Start PROVIDED MATERIAL

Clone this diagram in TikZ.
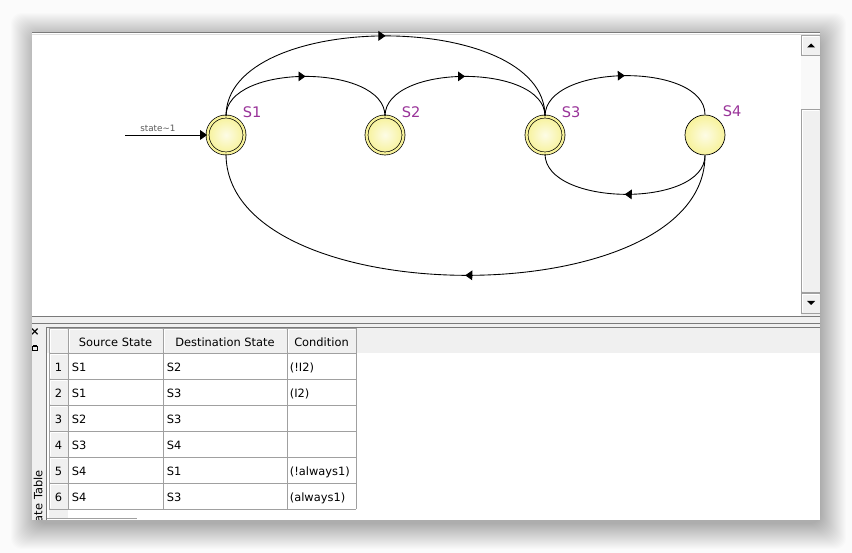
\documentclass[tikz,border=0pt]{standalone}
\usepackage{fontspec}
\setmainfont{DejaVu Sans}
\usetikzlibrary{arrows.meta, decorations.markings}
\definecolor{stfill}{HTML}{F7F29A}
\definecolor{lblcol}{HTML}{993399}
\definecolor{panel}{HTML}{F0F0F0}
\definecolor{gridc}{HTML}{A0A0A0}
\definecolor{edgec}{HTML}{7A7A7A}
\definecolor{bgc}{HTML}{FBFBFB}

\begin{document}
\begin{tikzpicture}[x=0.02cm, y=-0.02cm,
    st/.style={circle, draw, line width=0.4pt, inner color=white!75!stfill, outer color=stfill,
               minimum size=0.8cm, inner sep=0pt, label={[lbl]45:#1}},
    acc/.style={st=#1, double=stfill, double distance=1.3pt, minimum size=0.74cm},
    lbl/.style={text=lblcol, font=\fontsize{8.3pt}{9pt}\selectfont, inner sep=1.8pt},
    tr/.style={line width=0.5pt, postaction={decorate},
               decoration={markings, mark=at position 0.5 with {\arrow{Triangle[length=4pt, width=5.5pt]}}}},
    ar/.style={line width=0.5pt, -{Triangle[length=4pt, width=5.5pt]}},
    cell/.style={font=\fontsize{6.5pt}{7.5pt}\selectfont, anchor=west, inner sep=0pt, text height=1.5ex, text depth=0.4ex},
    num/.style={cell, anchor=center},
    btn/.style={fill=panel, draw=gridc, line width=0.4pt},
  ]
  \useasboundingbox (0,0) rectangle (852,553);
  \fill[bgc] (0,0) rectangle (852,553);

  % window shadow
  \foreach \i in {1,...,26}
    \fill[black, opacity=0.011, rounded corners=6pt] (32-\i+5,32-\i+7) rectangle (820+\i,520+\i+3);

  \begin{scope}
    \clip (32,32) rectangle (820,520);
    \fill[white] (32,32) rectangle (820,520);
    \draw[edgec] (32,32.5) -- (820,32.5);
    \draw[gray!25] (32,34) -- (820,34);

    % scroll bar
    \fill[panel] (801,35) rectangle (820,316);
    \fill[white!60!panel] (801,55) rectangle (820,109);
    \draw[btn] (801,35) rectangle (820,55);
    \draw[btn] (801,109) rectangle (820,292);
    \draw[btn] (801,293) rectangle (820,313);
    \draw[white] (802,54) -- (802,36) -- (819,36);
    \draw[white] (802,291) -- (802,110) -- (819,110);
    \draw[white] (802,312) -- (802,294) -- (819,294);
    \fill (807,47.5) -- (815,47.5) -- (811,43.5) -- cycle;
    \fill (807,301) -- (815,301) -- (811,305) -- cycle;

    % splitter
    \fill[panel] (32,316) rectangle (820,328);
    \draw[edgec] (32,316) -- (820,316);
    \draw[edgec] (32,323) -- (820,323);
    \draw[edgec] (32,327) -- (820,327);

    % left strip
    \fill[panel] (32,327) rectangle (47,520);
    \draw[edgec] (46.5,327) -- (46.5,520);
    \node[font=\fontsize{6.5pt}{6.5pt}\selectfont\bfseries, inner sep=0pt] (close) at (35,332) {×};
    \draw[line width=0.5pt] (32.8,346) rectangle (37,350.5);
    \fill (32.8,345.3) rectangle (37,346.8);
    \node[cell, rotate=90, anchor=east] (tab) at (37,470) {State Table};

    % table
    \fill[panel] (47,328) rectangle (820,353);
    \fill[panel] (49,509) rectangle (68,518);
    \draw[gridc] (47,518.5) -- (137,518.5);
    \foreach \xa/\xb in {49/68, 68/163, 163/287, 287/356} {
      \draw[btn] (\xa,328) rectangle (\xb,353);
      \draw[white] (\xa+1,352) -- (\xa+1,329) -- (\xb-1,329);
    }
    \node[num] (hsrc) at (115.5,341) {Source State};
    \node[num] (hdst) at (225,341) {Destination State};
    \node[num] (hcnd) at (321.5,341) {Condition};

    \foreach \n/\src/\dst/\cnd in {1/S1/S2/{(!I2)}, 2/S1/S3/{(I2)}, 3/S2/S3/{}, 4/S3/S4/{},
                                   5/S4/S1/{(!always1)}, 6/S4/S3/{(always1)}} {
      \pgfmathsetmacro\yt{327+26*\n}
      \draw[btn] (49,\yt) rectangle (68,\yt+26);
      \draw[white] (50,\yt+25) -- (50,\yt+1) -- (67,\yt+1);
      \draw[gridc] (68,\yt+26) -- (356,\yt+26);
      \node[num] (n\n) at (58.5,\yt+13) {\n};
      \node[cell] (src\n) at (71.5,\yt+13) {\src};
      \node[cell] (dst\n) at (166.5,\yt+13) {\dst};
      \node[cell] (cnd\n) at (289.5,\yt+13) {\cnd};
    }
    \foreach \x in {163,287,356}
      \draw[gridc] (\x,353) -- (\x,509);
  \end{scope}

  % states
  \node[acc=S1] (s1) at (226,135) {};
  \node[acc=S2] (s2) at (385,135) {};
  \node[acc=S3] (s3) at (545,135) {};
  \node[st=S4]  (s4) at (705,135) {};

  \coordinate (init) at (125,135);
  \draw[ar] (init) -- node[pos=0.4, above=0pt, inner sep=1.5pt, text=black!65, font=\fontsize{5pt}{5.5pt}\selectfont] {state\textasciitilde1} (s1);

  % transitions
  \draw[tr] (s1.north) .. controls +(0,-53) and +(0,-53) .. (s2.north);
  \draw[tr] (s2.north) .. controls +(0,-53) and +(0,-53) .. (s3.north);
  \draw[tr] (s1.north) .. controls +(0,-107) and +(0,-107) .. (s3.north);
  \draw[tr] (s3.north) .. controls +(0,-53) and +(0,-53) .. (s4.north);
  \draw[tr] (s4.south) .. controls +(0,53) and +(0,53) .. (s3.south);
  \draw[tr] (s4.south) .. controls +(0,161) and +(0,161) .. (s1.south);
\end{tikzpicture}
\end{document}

End PROVIDED MATERIAL

Omitting all pictures, restate exactly the lines of the material from its start through the line that contains "(32,34) -- (820,34);".

Clone this diagram in TikZ.
\documentclass[tikz,border=0pt]{standalone}
\usepackage{fontspec}
\setmainfont{DejaVu Sans}
\usetikzlibrary{arrows.meta, decorations.markings}
\definecolor{stfill}{HTML}{F7F29A}
\definecolor{lblcol}{HTML}{993399}
\definecolor{panel}{HTML}{F0F0F0}
\definecolor{gridc}{HTML}{A0A0A0}
\definecolor{edgec}{HTML}{7A7A7A}
\definecolor{bgc}{HTML}{FBFBFB}

\begin{document}
\begin{tikzpicture}[x=0.02cm, y=-0.02cm,
    st/.style={circle, draw, line width=0.4pt, inner color=white!75!stfill, outer color=stfill,
               minimum size=0.8cm, inner sep=0pt, label={[lbl]45:#1}},
    acc/.style={st=#1, double=stfill, double distance=1.3pt, minimum size=0.74cm},
    lbl/.style={text=lblcol, font=\fontsize{8.3pt}{9pt}\selectfont, inner sep=1.8pt},
    tr/.style={line width=0.5pt, postaction={decorate},
               decoration={markings, mark=at position 0.5 with {\arrow{Triangle[length=4pt, width=5.5pt]}}}},
    ar/.style={line width=0.5pt, -{Triangle[length=4pt, width=5.5pt]}},
    cell/.style={font=\fontsize{6.5pt}{7.5pt}\selectfont, anchor=west, inner sep=0pt, text height=1.5ex, text depth=0.4ex},
    num/.style={cell, anchor=center},
    btn/.style={fill=panel, draw=gridc, line width=0.4pt},
  ]
  \useasboundingbox (0,0) rectangle (852,553);
  \fill[bgc] (0,0) rectangle (852,553);

  % window shadow
  \foreach \i in {1,...,26}
    \fill[black, opacity=0.011, rounded corners=6pt] (32-\i+5,32-\i+7) rectangle (820+\i,520+\i+3);

  \begin{scope}
    \clip (32,32) rectangle (820,520);
    \fill[white] (32,32) rectangle (820,520);
    \draw[edgec] (32,32.5) -- (820,32.5);
    \draw[gray!25] (32,34) -- (820,34);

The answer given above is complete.